The only constant through all that was Riley’s performances with New Zealand. Only one woman, Ria Percival, has played more games for the Football Ferns than Riley’s 152 and only Abby Erceg has worn the armband more often. Riley, one of the most experienced outside backs in international soccer, could pass both of them this year.
She is well aware of the numbers, but that’s not why she plays. Her work with the player council for the global players union opened her eyes to using soccer for social change. So while her approach has been far more subtle than the in-your-face activism of Megan Rapinoe and others, she is no less passionate.
“Having a dad from New Zealand, I’ve had so much opportunity. That’s what I want for everyone,” said Riley, whose default expression, a wide smile, can turn expressive and excitable when the conversation goes in a more serious direction. “And I don’t mean that everyone has the opportunity to play for the national team, but just to play soccer or to play sports or to do whatever they want. That’s why I’m so passionate about young kids of all backgrounds, no matter their skin color, no matter who they love, no matter who their parents are, to have the opportunity to do whatever they want in life.
“I had a head start because I had a dad who gave me a New Zealand passport. Soccer has given me so much and I just want it to be a safe space that women and girls feel like they belong.”
What Riley has never done, though, is win a World Cup game. New Zealand has played every tournament since Riley joined the team as a teenager in 2007, but its best results were a draw with Mexico in 2011 and ties with Canada and China four years later. In their World Cup history, the Kiwis are 0-12-3 and have been outscored 34-8. (The men’s team has done no better, going 0-3-3 in its two World Cups.)

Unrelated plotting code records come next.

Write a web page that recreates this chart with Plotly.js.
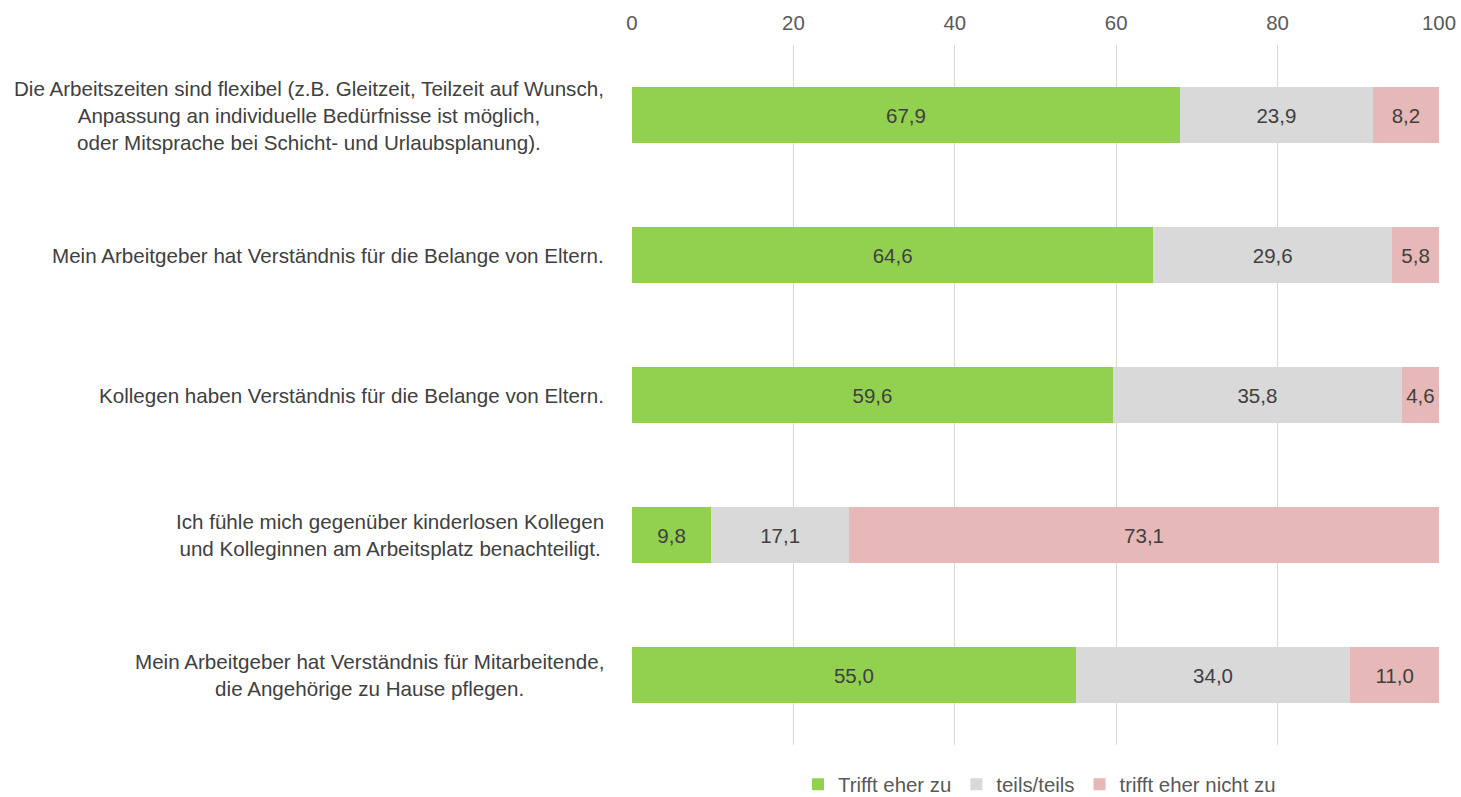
<!DOCTYPE html>
<html><head><meta charset="utf-8">
<script src="https://cdn.plot.ly/plotly-3.0.1.min.js"></script>
<style>html,body{margin:0;padding:0;background:#fff}#chart{width:1461px;height:797px}</style>
</head><body><div id="chart"></div>
<script>
const categories = [
  "Die Arbeitszeiten sind flexibel (z.B. Gleitzeit, Teilzeit auf Wunsch,<br>Anpassung an individuelle Bedürfnisse ist möglich,<br>oder Mitsprache bei Schicht- und Urlaubsplanung).",
  "Mein Arbeitgeber hat Verständnis für die Belange von Eltern.",
  "Kollegen haben Verständnis für die Belange von Eltern.",
  "Ich fühle mich gegenüber kinderlosen Kollegen<br>und Kolleginnen am Arbeitsplatz benachteiligt.",
  "Mein Arbeitgeber hat Verständnis für Mitarbeitende,<br>die Angehörige zu Hause pflegen."
];
const seriesNames = ["Trifft eher zu", "teils/teils", "trifft eher nicht zu"];
const triffZu = [67.9, 64.6, 59.6, 9.8, 55.0];
const teils = [23.9, 29.6, 35.8, 17.1, 34.0];
const nichtZu = [8.2, 5.8, 4.6, 73.1, 11.0];
const colors = ["#92d050", "#d9d9d9", "#e6b9b8"];
const tickVals = [0, 20, 40, 60, 80, 100];

const FONT = 'Liberation Sans, Arial, sans-serif';
const values = [triffZu, teils, nichtZu];
const traces = values.map((v, i) => ({
  type: 'bar', orientation: 'h',
  x: v, y: categories, name: seriesNames[i],
  marker: {color: colors[i]},
  texttemplate: '%{x:.1f}', textposition: 'inside', insidetextanchor: 'middle',
  textfont: {color: '#404040', size: 20.5, family: FONT},
  hoverinfo: 'x+name'
}));

const annotations = categories.map(c => ({
  xref: 'paper', yref: 'y', x: 0, y: c, xshift: -26,
  xanchor: 'right', yanchor: 'middle', align: 'center',
  text: c, showarrow: false,
  font: {size: 20.6, color: '#404040', family: FONT}
}));

const layout = {
  width: 1461, height: 797,
  barmode: 'stack', bargap: 0.6,
  separators: ',.',
  margin: {l: 632, r: 22, t: 45, b: 52, autoexpand: false},
  paper_bgcolor: '#fff', plot_bgcolor: '#fff',
  font: {family: FONT, color: '#404040', size: 20},
  xaxis: {side: 'top', range: [0, 100], tickvals: tickVals, showgrid: true, gridcolor: '#d9d9d9', gridwidth: 1,
          zeroline: false, showline: false, ticks: '', ticklabelstandoff: 10,
          tickfont: {size: 20.4, color: '#595959', family: FONT}},
  yaxis: {autorange: 'reversed', showgrid: false, showline: false, ticks: '', showticklabels: false},
  annotations: annotations,
  showlegend: true,
  legend: {orientation: 'h', x: 0.505, xanchor: 'center', y: -0.028, yanchor: 'top',
           font: {size: 20.4, color: '#595959', family: FONT}, traceorder: 'normal', itemwidth: 30}
};
Plotly.newPlot('chart', traces, layout, {displayModeBar: false, staticPlot: true});
</script></body></html>
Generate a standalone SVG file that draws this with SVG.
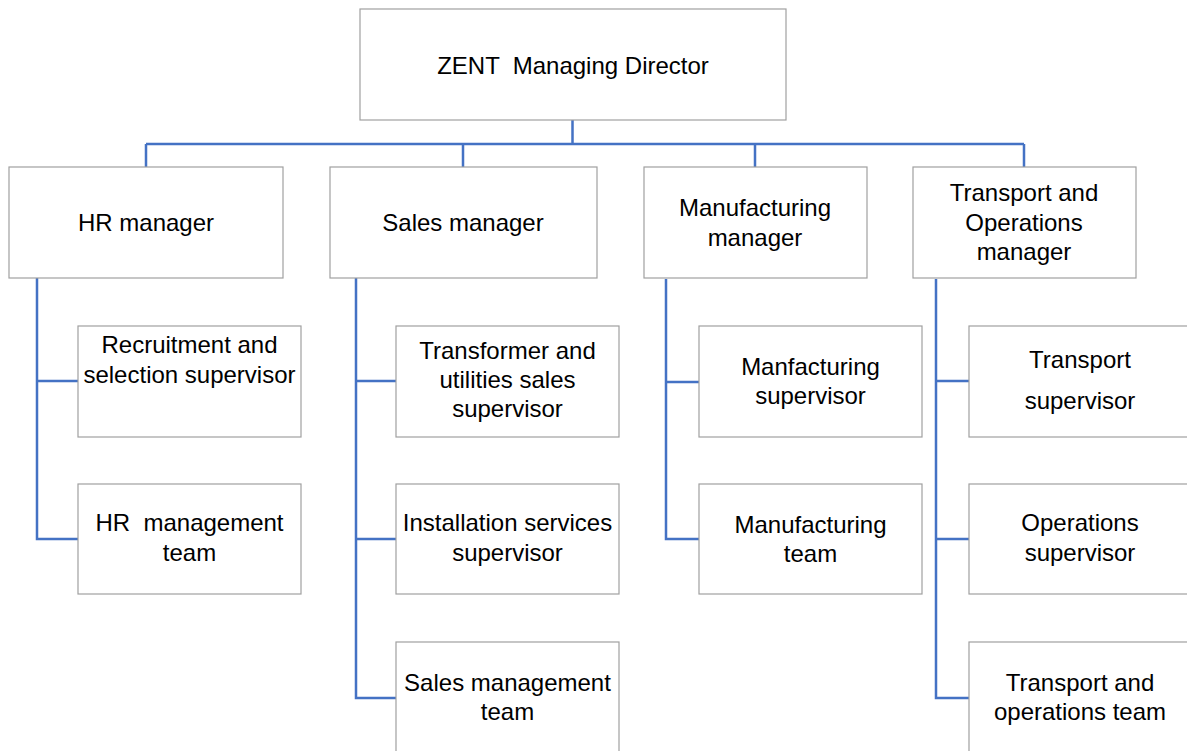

New Zealand, which has won just one of its last 12 games, will open group play with No. 12 Norway and finish against 20th-ranked Switzerland. But in between it gets the lowly Philippines, a World Cup debutante, in the New Zealand capital of Wellington.
“It would be so incredible and it would be so meaningful,” Riley said of winning for the first time. “We’ve been working so hard to get that win. New Zealand’s had a very insane, beautiful, painful journey at World Cups.”
At 35, Riley is far closer to the end of her career than she is to the beginning, although when or where she will finish remains undetermined. Early next year New Zealand faces qualifying for the 2024 Paris Olympics and her contract with Angel City will take her through 2025. If the U.S. and Mexico win the rights to stage the 2027 World Cup, Riley might stick around for a chance to play in that tournament.
But if this proves to be the end of the road internationally, Riley said she can’t think of a better way to go out: playing before the home crowd — such as it is — in her adopted country in the largest, most lucrative and, judging from FIFA’s projections for TV viewership, most-watched Women’s World Cup.
“It’s really special. That’s why I see it more as an opportunity,” she said. “How can we make something great happen? How can we make a lasting impact and a legacy? And for me that goes beyond soccer.
“So for New Zealand, which is a small country that’s pretty far away from everything else, all the young people at these games will really be able to dream big. And it doesn’t have to be that they dream to be soccer players. Just plant a seed that you can do anything you set your mind to.”
That just might be something worth crying about.